**Supplied data**
--- --- ---
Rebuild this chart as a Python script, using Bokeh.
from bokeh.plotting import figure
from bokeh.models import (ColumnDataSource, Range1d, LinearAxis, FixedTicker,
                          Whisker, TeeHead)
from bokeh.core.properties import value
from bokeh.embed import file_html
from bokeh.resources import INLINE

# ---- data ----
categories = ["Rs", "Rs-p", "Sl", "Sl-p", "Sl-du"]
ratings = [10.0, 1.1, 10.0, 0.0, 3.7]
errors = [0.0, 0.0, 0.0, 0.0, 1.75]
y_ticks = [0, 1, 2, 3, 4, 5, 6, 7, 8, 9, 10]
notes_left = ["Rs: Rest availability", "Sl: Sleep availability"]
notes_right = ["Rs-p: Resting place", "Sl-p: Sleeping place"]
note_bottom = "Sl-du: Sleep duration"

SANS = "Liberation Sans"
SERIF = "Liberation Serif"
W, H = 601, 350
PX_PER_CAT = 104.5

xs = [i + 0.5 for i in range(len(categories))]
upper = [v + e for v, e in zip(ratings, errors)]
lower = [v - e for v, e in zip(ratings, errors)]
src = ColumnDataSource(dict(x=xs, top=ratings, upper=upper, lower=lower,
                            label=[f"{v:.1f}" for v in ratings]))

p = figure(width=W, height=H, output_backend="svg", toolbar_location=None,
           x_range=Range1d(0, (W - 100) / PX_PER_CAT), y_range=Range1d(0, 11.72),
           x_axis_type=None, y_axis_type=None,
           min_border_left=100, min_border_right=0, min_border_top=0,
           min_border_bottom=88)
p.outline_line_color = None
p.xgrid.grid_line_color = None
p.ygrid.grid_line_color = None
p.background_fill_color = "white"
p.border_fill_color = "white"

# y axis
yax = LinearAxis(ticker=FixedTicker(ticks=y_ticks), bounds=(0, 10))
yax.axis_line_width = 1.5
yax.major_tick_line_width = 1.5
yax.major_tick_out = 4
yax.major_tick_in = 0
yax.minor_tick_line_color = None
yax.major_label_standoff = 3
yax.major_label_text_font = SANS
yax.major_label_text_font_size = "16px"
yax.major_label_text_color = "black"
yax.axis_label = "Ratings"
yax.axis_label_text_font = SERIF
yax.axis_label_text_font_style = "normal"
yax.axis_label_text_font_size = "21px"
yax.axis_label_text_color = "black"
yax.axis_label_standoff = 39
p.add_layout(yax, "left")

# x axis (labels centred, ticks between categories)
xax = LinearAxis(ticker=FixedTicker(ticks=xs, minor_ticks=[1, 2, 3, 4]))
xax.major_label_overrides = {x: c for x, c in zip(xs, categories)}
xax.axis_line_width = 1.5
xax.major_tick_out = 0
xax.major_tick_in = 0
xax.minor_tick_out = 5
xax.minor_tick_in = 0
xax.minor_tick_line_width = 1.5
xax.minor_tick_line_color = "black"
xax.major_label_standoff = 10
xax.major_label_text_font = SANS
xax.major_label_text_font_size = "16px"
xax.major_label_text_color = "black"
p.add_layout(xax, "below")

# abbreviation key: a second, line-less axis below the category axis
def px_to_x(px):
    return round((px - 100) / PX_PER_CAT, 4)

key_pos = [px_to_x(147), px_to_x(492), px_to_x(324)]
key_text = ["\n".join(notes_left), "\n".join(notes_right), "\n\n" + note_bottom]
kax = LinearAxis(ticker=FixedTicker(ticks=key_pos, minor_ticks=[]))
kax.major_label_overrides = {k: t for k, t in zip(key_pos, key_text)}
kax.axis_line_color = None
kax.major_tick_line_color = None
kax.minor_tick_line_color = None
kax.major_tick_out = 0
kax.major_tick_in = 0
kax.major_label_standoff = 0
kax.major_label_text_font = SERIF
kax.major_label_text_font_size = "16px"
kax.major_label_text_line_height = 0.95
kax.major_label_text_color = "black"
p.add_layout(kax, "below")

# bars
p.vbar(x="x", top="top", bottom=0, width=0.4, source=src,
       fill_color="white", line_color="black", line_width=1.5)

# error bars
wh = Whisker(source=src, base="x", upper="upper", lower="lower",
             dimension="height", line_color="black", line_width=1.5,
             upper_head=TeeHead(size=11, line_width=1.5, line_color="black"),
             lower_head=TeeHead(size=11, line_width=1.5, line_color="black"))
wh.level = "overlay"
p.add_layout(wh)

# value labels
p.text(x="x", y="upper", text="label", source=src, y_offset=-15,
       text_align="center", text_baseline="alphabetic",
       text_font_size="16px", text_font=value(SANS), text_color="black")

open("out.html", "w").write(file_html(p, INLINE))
--- --- ---
**Stated exercise**
Each line of the listing should be echoed back exactly.

**Solution**
Rebuild this chart as a Python script, using Bokeh.
from bokeh.plotting import figure
from bokeh.models import (ColumnDataSource, Range1d, LinearAxis, FixedTicker,
                          Whisker, TeeHead)
from bokeh.core.properties import value
from bokeh.embed import file_html
from bokeh.resources import INLINE

# ---- data ----
categories = ["Rs", "Rs-p", "Sl", "Sl-p", "Sl-du"]
ratings = [10.0, 1.1, 10.0, 0.0, 3.7]
errors = [0.0, 0.0, 0.0, 0.0, 1.75]
y_ticks = [0, 1, 2, 3, 4, 5, 6, 7, 8, 9, 10]
notes_left = ["Rs: Rest availability", "Sl: Sleep availability"]
notes_right = ["Rs-p: Resting place", "Sl-p: Sleeping place"]
note_bottom = "Sl-du: Sleep duration"

SANS = "Liberation Sans"
SERIF = "Liberation Serif"
W, H = 601, 350
PX_PER_CAT = 104.5

xs = [i + 0.5 for i in range(len(categories))]
upper = [v + e for v, e in zip(ratings, errors)]
lower = [v - e for v, e in zip(ratings, errors)]
src = ColumnDataSource(dict(x=xs, top=ratings, upper=upper, lower=lower,
                            label=[f"{v:.1f}" for v in ratings]))

p = figure(width=W, height=H, output_backend="svg", toolbar_location=None,
           x_range=Range1d(0, (W - 100) / PX_PER_CAT), y_range=Range1d(0, 11.72),
           x_axis_type=None, y_axis_type=None,
           min_border_left=100, min_border_right=0, min_border_top=0,
           min_border_bottom=88)
p.outline_line_color = None
p.xgrid.grid_line_color = None
p.ygrid.grid_line_color = None
p.background_fill_color = "white"
p.border_fill_color = "white"

# y axis
yax = LinearAxis(ticker=FixedTicker(ticks=y_ticks), bounds=(0, 10))
yax.axis_line_width = 1.5
yax.major_tick_line_width = 1.5
yax.major_tick_out = 4
yax.major_tick_in = 0
yax.minor_tick_line_color = None
yax.major_label_standoff = 3
yax.major_label_text_font = SANS
yax.major_label_text_font_size = "16px"
yax.major_label_text_color = "black"
yax.axis_label = "Ratings"
yax.axis_label_text_font = SERIF
yax.axis_label_text_font_style = "normal"
yax.axis_label_text_font_size = "21px"
yax.axis_label_text_color = "black"
yax.axis_label_standoff = 39
p.add_layout(yax, "left")

# x axis (labels centred, ticks between categories)
xax = LinearAxis(ticker=FixedTicker(ticks=xs, minor_ticks=[1, 2, 3, 4]))
xax.major_label_overrides = {x: c for x, c in zip(xs, categories)}
xax.axis_line_width = 1.5
xax.major_tick_out = 0
xax.major_tick_in = 0
xax.minor_tick_out = 5
xax.minor_tick_in = 0
xax.minor_tick_line_width = 1.5
xax.minor_tick_line_color = "black"
xax.major_label_standoff = 10
xax.major_label_text_font = SANS
xax.major_label_text_font_size = "16px"
xax.major_label_text_color = "black"
p.add_layout(xax, "below")

# abbreviation key: a second, line-less axis below the category axis
def px_to_x(px):
    return round((px - 100) / PX_PER_CAT, 4)

key_pos = [px_to_x(147), px_to_x(492), px_to_x(324)]
key_text = ["\n".join(notes_left), "\n".join(notes_right), "\n\n" + note_bottom]
kax = LinearAxis(ticker=FixedTicker(ticks=key_pos, minor_ticks=[]))
kax.major_label_overrides = {k: t for k, t in zip(key_pos, key_text)}
kax.axis_line_color = None
kax.major_tick_line_color = None
kax.minor_tick_line_color = None
kax.major_tick_out = 0
kax.major_tick_in = 0
kax.major_label_standoff = 0
kax.major_label_text_font = SERIF
kax.major_label_text_font_size = "16px"
kax.major_label_text_line_height = 0.95
kax.major_label_text_color = "black"
p.add_layout(kax, "below")

# bars
p.vbar(x="x", top="top", bottom=0, width=0.4, source=src,
       fill_color="white", line_color="black", line_width=1.5)

# error bars
wh = Whisker(source=src, base="x", upper="upper", lower="lower",
             dimension="height", line_color="black", line_width=1.5,
             upper_head=TeeHead(size=11, line_width=1.5, line_color="black"),
             lower_head=TeeHead(size=11, line_width=1.5, line_color="black"))
wh.level = "overlay"
p.add_layout(wh)

# value labels
p.text(x="x", y="upper", text="label", source=src, y_offset=-15,
       text_align="center", text_baseline="alphabetic",
       text_font_size="16px", text_font=value(SANS), text_color="black")

open("out.html", "w").write(file_html(p, INLINE))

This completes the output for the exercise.